UPDATED: see below
A few days ago I did a report on the U.S. Energy Information Administration (EIA) numbers for carbon dioxide emissions, showing that it was clearly down, and back to levels not seen since 1994, and noting that since Kyoto in 1997, U.S. emissions have dropped even though Kyoto was never ratified in the USA.
If you thought that was troubling and strange have a look at these numbers which also indicate the state of the U.S. Economy. First, the number of miles driven monthly for the last 30 years. As you can see, just like global temperature has flatlined, so has the number of miles driven.
Source data: http://research.stlouisfed.org/fred2/series/M12MTVUSM227NFWA
Now the amount of gasoline sold. Note the regular seasonal “heartbeat” pattern up to about 2008, then that pattern gives way to a precipitous drop at the end.
Source data: http://www.eia.gov/dnav/pet/hist_xls/A103600001m.xls
If that doesn’t paint a grim picture of the U.S. economy, I don’t know what will.
…but the biggest question we have is just how did the biggest boost in energy and engine efficiency occurred at two key junctions: Just after the Lehman Failure, and just after the US downgrade and the first debt ceiling crisis, when the total sales of gasoline by US retailers literally went off the charts, and which data series is now languishing at levels not seen since the 1970s (unfortunately we can only estimate: not even the EIA’s data set goes back that far).
Perhaps, just perhaps, Occam’s razor applies in this situation as well, and the collapse in energy demand in the US has little to do with MPG efficiency, higher productivity, and throughput mysteriously achieved just when the entire economy was imploding in the months after the Lehman failure, and despite the re-emerging proliferation of cheap Fed debt funded SUVs and small trucks, and everything to do with the US consumer being slowly but surely tapped out?

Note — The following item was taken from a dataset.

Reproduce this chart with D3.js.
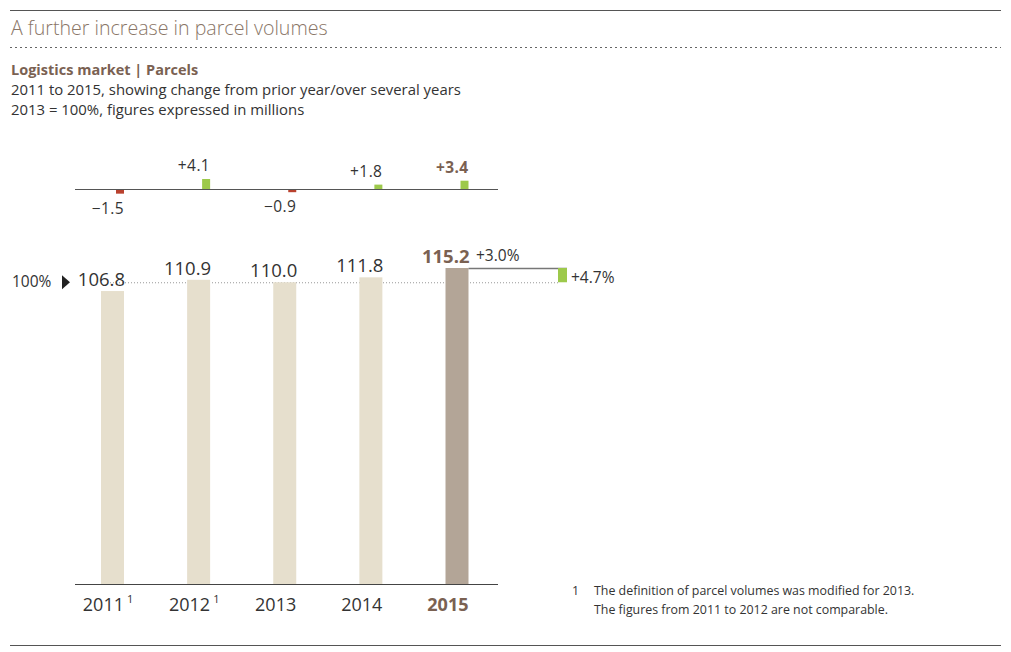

Of course, if that is the case, than the US economy is far, far weaker than even we could have surmised, although it certainly would explain the desperation with which the Fed is doing everything in its power to preserve the levitation of the S&P, i.e., the confidence that all is well despite all signs to the contrary. Because should the market finally be allowed to reflect the underlying economy – not the administration represented economy, but the real one – then everything that has transpired in the past five years will be child’s play compared to what’s coming.
I wonder if that brilliant economist of the NYT, Paul Krugman, can pull the wool out of his eyes long enough to comprehend this?
h/t to Kate at Small Dead Animals for getting me interested in this enough to plot the data myself to see if it was true.
UPDATE: I added this is response to comments about the number of miles not dropping as fast. “jeez” points out that miles driven are an estimate from surveys.
If people are driving less miles, we have less consumption, and that would mean excess supply and lower prices. Lower prices should then result in more people driving more, sort of a self correcting feedback.
Instead what we have is a 50% drop in retail sales of gasoline during a period of reduced driving.
That says to me that many people have just stopped buying gas. Consider that 90 million people are now out of the workforce. Look at this graph and that helps explain part of what we are seeing.
UPDATE: Correction. From this comment, I agree, the Zerohedge article focus on retail sales is misleading, see new plot I did below. I’m not privy to the vagaries of gasoline supply/sales channels, and had I been, this would have raised more suspicions. Thanks to WUWT readers for the peer review! – Anthony
As a few others have mentioned, the bug is in “retail sales by refiners.” There has of course been wholesale in the past to off-brand distributers (i.e. 7-11 selling gasoline that they sure don’t refine) compared to Exxon selling Exxon refined gasoline. At those drop-off points what likely happened is that fewer people were willing to spend a few extra pennies stopping at Exxon, and now buy their gas at Wal-Mart or Kroger when they do their grocery shopping.
The fact that
both align with the CO2 and other data (like total petroleum consumption) makes it much more reasonable to think there has been a ~10% decline in gasoline purchases than a 50% decline. Otherwise we would have to ask how we cut 25% of our Carbon use (petroleum is ~1/2 of our carbon use, and a 50% decline in that would be a total of 25% of all carbon) while only decreasing carbon emissions by ~10%.
(Note: To test this I plotted the EIA data below from here: http://www.eia.gov/dnav/pet/hist_xls/MGFUPUS1m.xls – Anthony)
A 10% decline would then be appropriately explained by 4% decline in labor, increases in fuel efficiency, and smaller factors like online shopping (remember, somebody still drives it to your house – and usually they leave a large truck idiling while they walk the package up and have you sign). A 10% drop is still a huge amount of gas, but it is not the same as a total societal collapse that a 50% drop in 4 years would indicate.
I assume this was probably an honest mistake, but since it has been pointed out several times I think the most honest thing to do is change the data set and correct the article.